When I was a young girl, my mom told me that I could be anything I wanted to be, so I started dreaming…..
Memories; the good and the bad……
I have many wonderful memories of my childhood, like growing up on a farm, being around animals, reading under the weeping willow tree, eating fresh strawberries from my mom’s garden, and roller skating from the house to the barn. I loved living on the farm.
I loved helping my mother work in her garden. In fact, I remember picking beans for her, then eating most of them, before returning to the kitchen, with an almost empty pot. Mom just laughed and told me to go pick some more, or the time, Dad tried to teach me how to ride a used, old looking, riding mower, and I ended up going around and around in a big circle. Dad laughed so hard, as he chased the mower to rescue me.
I loved telling the kittens stories, and singing along with my favorite singer, Connie Francis; holding my hairbrush, and swaying around my bedroom. The farm was a place that allowed me to be me.
I also have some sad memories of my childhood, like being bullied in school because I wore the same outfit three or more times a week; because I was short and chubby; because I had a freckled face; because I sported a yearly tight perm; because I ate the same lunch everyday, and because I was not very good in math. The more I tried, the more mistakes I made, which always ended up, with me being called stupid.
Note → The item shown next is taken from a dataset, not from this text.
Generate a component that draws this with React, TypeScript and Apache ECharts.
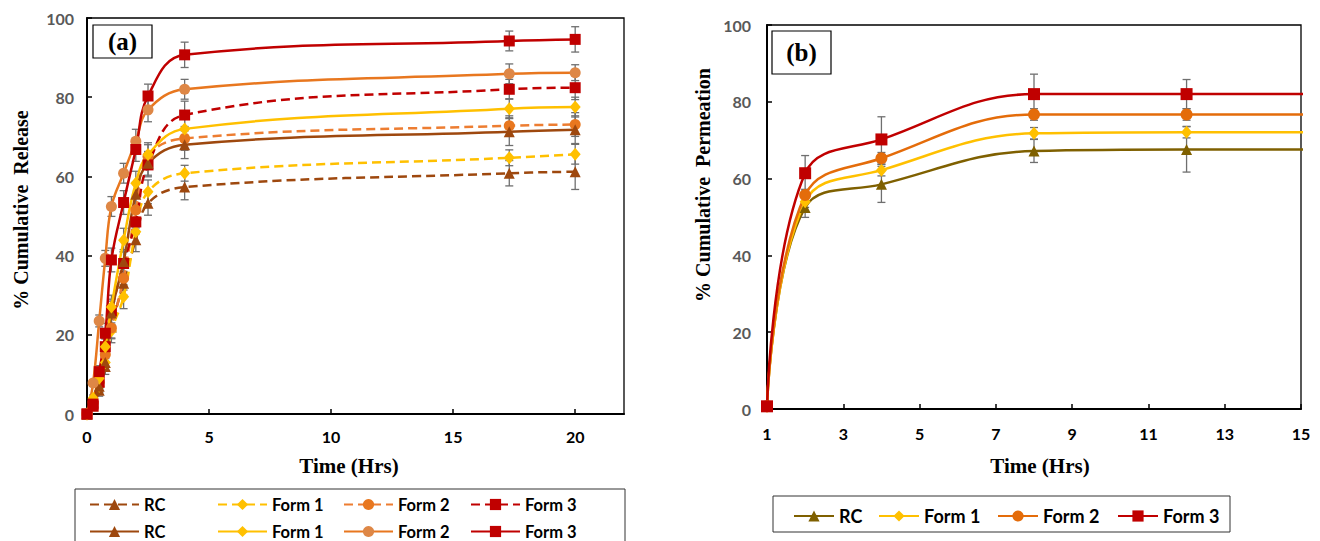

I am not afraid to say, that school was not a happy place for me. It was a place that changed me into two people. A quiet shy girl who rarely raised her hand, even when she knew the answer. A girl who was falsely accused of the cat, having her tongue, and the girl who never volunteered for anything.
I rode the bus in silence to school and home. The only good thing about the ride home was that the big yellow bus took me to my safe haven, where I could be the real me. Where I could sing and dance, talk to the animals and be with my family. I talked from the time my foot hit the last step on the bus and stopped when I closed my eyes at night. I loved my family and I never let them know what was happening to me at school.
Dream a little dream…….
When I was little, I loved to play school. I would line up anything stuffed to be my students. Mom, once told me I even tried to get the cats to sit still for a lesson, which lasted all of two seconds. She shared with me, how much she enjoyed listening to the one way conversations, I had with my pretend students. I remember playing school a lot all through my elementary school years. It’s funny, math wasn’t hard in my pretend classroom and I never made any of my pretend students feel stupid. I dreamed of being a teacher someday. I kept that dream, my secret.
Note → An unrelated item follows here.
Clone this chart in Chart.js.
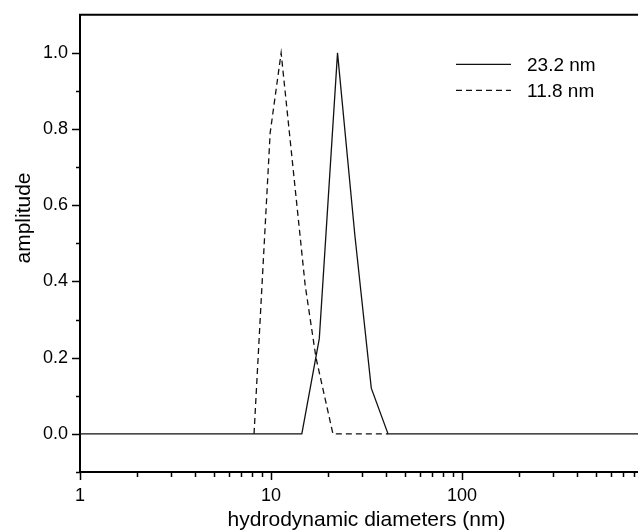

As a child, I love to make up stories about the animals on the farm. I would tell those stories to Mom, and my two much younger sisters. Of course, the cats, kittens and the animals on the farm were my sounding boards for the adventures I conjured up. I dreamed of being a storyteller and writer someday. I kept that dream my secret.
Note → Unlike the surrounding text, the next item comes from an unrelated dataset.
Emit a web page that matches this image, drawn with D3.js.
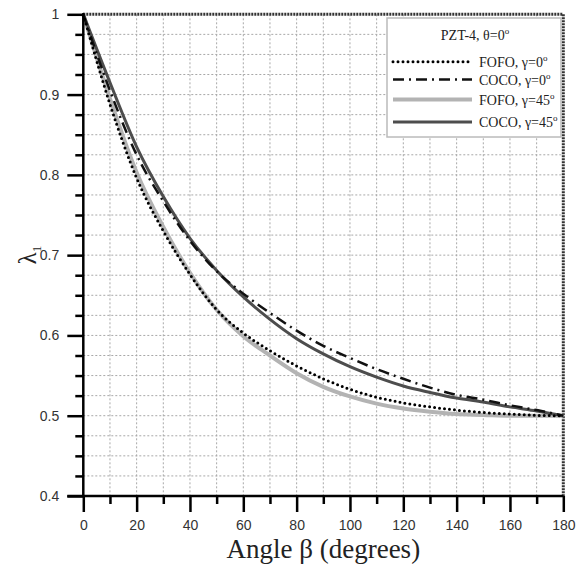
<!DOCTYPE html>
<html><head><meta charset="utf-8">
<script src="https://cdn.jsdelivr.net/npm/d3@7"></script>
<style>body{margin:0;background:#fff}svg{display:block}</style>
</head><body>
<svg id="c" width="584" height="570"></svg>
<script>
const angles = [0,10,20,30,40,50,60,70,80,90,100,110,120,130,140,150,160,170,180];
const fofo0  = [1,0.888,0.796,0.730,0.676,0.632,0.603,0.581,0.562,0.546,0.533,0.523,0.516,0.511,0.507,0.504,0.502,0.5005,0.5];
const coco0  = [1,0.905,0.825,0.767,0.718,0.680,0.652,0.628,0.606,0.587,0.572,0.558,0.546,0.535,0.526,0.520,0.513,0.507,0.5];
const fofo45 = [1,0.895,0.803,0.735,0.678,0.632,0.599,0.575,0.553,0.536,0.524,0.515,0.509,0.505,0.502,0.501,0.5,0.5,0.5];
const coco45 = [1,0.915,0.835,0.773,0.721,0.681,0.648,0.620,0.596,0.577,0.561,0.548,0.537,0.529,0.522,0.517,0.511,0.506,0.5];
const xMajor = [0,20,40,60,80,100,120,140,160,180];
const xMinor = [10,30,50,70,90,110,130,150,170];
const yMajor = [0.4,0.5,0.6,0.7,0.8,0.9,1];
const yLabels = ["0.4","0.5","0.6","0.7","0.8","0.9","1"];
const yMinor = d3.range(0.4,1.0001,0.025).filter(v=>Math.abs(Math.round(v*10)-v*10)>1e-6);
const legendTitle = "PZT-4, \u03b8=0";
const seriesNames = ["FOFO, \u03b3=0","COCO, \u03b3=0","FOFO, \u03b3=45","COCO, \u03b3=45"];

const svg = d3.select("#c");
const L=83.3, R=563.3, T=14.3, B=496;
const x = d3.scaleLinear().domain([0,180]).range([L,R]);
const y = d3.scaleLinear().domain([0.4,1]).range([B,T]);

// grid
const g = svg.append("g");
g.selectAll(".gx").data(d3.range(10,180,10)).join("line")
 .attr("x1",d=>x(d)).attr("x2",d=>x(d)).attr("y1",T).attr("y2",B)
 .attr("stroke","#a8a8a8").attr("stroke-width",1).attr("stroke-dasharray","2,2");
g.selectAll(".gy").data(d3.range(0.425,1,0.025)).join("line")
 .attr("x1",L).attr("x2",R).attr("y1",d=>y(d)).attr("y2",d=>y(d))
 .attr("stroke","#a8a8a8").attr("stroke-width",1).attr("stroke-dasharray","2,2");

// top/right dotted border
svg.append("path").attr("d",`M${L},${T}H${R}V${B}`).attr("fill","none")
 .attr("stroke","#333").attr("stroke-width",3).attr("stroke-dasharray","2,1");

// curves
const line = d3.line().x((d,i)=>x(angles[i])).y(d=>y(d)).curve(d3.curveMonotoneX);
const styles = [
 {data:fofo45, stroke:"#b3b3b3", w:4, dash:null, cap:"butt"},
 {data:coco45, stroke:"#4d4d4d", w:3, dash:null, cap:"butt"},
 {data:coco0, stroke:"#111", w:2.5, dash:"11,5,2,5", cap:"butt"},
 {data:fofo0, stroke:"#000", w:3, dash:"0,5", cap:"round"}
];
styles.forEach(s=>{
 svg.append("path").attr("d",line(s.data)).attr("fill","none")
  .attr("stroke",s.stroke).attr("stroke-width",s.w)
  .attr("stroke-dasharray",s.dash).attr("stroke-linecap",s.cap);
});

// axes
const ax = svg.append("g").attr("transform",`translate(0,${B})`);
ax.call(d3.axisBottom(x).tickValues(xMajor).tickSize(16).tickSizeOuter(0).tickFormat(d3.format("d")));
ax.select(".domain").remove();
ax.selectAll(".tick line").attr("stroke","#000").attr("stroke-width",2.5);
ax.selectAll(".tick text").attr("y",24).attr("font-family","Liberation Sans, Arial, sans-serif").attr("font-size",14).attr("fill","#333");
const axm = svg.append("g").attr("transform",`translate(0,${B})`);
axm.call(d3.axisBottom(x).tickValues(xMinor).tickSize(8).tickFormat(""));
axm.select(".domain").remove();
axm.selectAll(".tick line").attr("stroke","#000").attr("stroke-width",2.5);

const ay = svg.append("g").attr("transform",`translate(${L},0)`);
ay.call(d3.axisLeft(y).tickValues(yMajor).tickSize(16).tickFormat((d,i)=>yLabels[i]));
ay.select(".domain").remove();
ay.selectAll(".tick line").attr("stroke","#000").attr("stroke-width",2.5);
ay.selectAll(".tick text").attr("x",-24).attr("font-family","Liberation Sans, Arial, sans-serif").attr("font-size",14).attr("fill","#333");
const aym = svg.append("g").attr("transform",`translate(${L},0)`);
aym.call(d3.axisLeft(y).tickValues(yMinor).tickSize(8).tickFormat(""));
aym.select(".domain").remove();
aym.selectAll(".tick line").attr("stroke","#000").attr("stroke-width",2.5);

// axis lines
svg.append("line").attr("x1",L).attr("x2",L).attr("y1",T).attr("y2",B).attr("stroke","#000").attr("stroke-width",2.5);
svg.append("line").attr("x1",L-16).attr("x2",R).attr("y1",B).attr("y2",B).attr("stroke","#000").attr("stroke-width",2.5);

// axis titles
svg.append("text").attr("x",(L+R)/2).attr("y",558).attr("text-anchor","middle")
 .attr("font-family","Liberation Serif, Times New Roman, serif").attr("font-size",27).attr("fill","#222")
 .text("Angle \u03b2 (degrees)");
const yl = svg.append("text").attr("transform",`translate(36,${(T+B)/2}) rotate(-90)`).attr("text-anchor","middle")
 .attr("font-family","Liberation Serif, Times New Roman, serif").attr("font-size",25).attr("fill","#222");
yl.append("tspan").text("\u03bb");
yl.append("tspan").attr("font-size",13).attr("dy",5).text("1");

// legend
const lg = svg.append("g");
lg.append("rect").attr("x",387).attr("y",18).attr("width",174).attr("height",119)
 .attr("fill","#fff").attr("stroke","#bbb").attr("stroke-width",1.5);
const lt = lg.append("text").attr("x",475).attr("y",40).attr("text-anchor","middle")
 .attr("font-family","Liberation Serif, Times New Roman, serif").attr("font-size",14).attr("fill","#222");
lt.append("tspan").text(legendTitle);
lt.append("tspan").attr("font-size",9).attr("dy",-6).text("o");
const rowsY = [61.7,79.5,99.5,122];
const legStyles = [styles[3],styles[2],styles[0],styles[1]];
rowsY.forEach((ry,i)=>{
 const s = legStyles[i];
 lg.append("line").attr("x1",393).attr("x2",472).attr("y1",ry).attr("y2",ry)
  .attr("stroke",s.stroke).attr("stroke-width",s.w).attr("stroke-dasharray",s.dash).attr("stroke-linecap",s.cap);
 const t = lg.append("text").attr("x",479).attr("y",ry+5)
  .attr("font-family","Liberation Serif, Times New Roman, serif").attr("font-size",14).attr("fill","#222");
 t.append("tspan").text(seriesNames[i]);
 t.append("tspan").attr("font-size",9).attr("dy",-6).text("o");
});
</script>
</body></html>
I dreamed of being a mother, just like my mom……
As the story goes……..
I was happy when I left elementary school and went to junior high, then high school, but honestly nothing changed. The bullies were still there, just older and bigger. They were still cruel, and I was still the quiet girl. I worked hard in school and earned pretty good grades. Back then, I knew my parents would not have the money to send me to college, so I took business classes, in which, I did quite well. But, I knew that my dream of being a teacher was not going to happen.
As the story goes, I worked after high school, got married and raised four children. When my youngest child, was in high school, the dream of becoming a teacher, tugged at my heart. I was 35 when I had a conversation with my husband about my dream. He gave me his blessing. I was on cloud nine until, some folks told me that I was out of my mind. But I was grown-up now. I had confidence in myself. I knew it would be hard work, but I was not afraid. I had to try.
My next step was to talk to an advisor at our local community college. They welcomed me with open arms as did, East Stroudsburg University. I was thirty six when I started. It was not easy, but, I was determined. I was doing this for my dream. I wanted to be a teacher that would make a difference, one that would encourage not discourage. I needed to prove to myself that I could accomplish something positive, unlike, what I heard throughout my school years from my peers, and some teachers.
Something wonderful happened to me at college, I enjoyed it! Every minute of it. I made friends, laughed and never felt alone. I always made sure to treat everyone with respect and kindness. However, the best experience, was when I graduated. I made it, Honors and all.
I taught for twenty-three years and enjoyed every minute of it. I loved my students! The year I retired, I started on my next dream, writing. It is my hope to make a difference with my words. I am a published author and am now working on my first novel.
Still dreaming……
I will never stop dreaming and neither should you! The sky is the limit. Go For It!
My heartfelt prayer…..
Each day, I pray that the bullying will stop. The pain and memories can last a life time. We are all important, and we all have dreams. We are all in this life together. Let’s reach out to one another, and build relationships that grow and inspire, all those we love, and know; encouraging not discouraging. So dear readers, always remember; when we help others, we help ourselves.
My question to you: How can we change a bully’s heart?
Cindy enjoy reading about your dreams,glad your dreams are coming true. Great job. Bless you for following your dreams.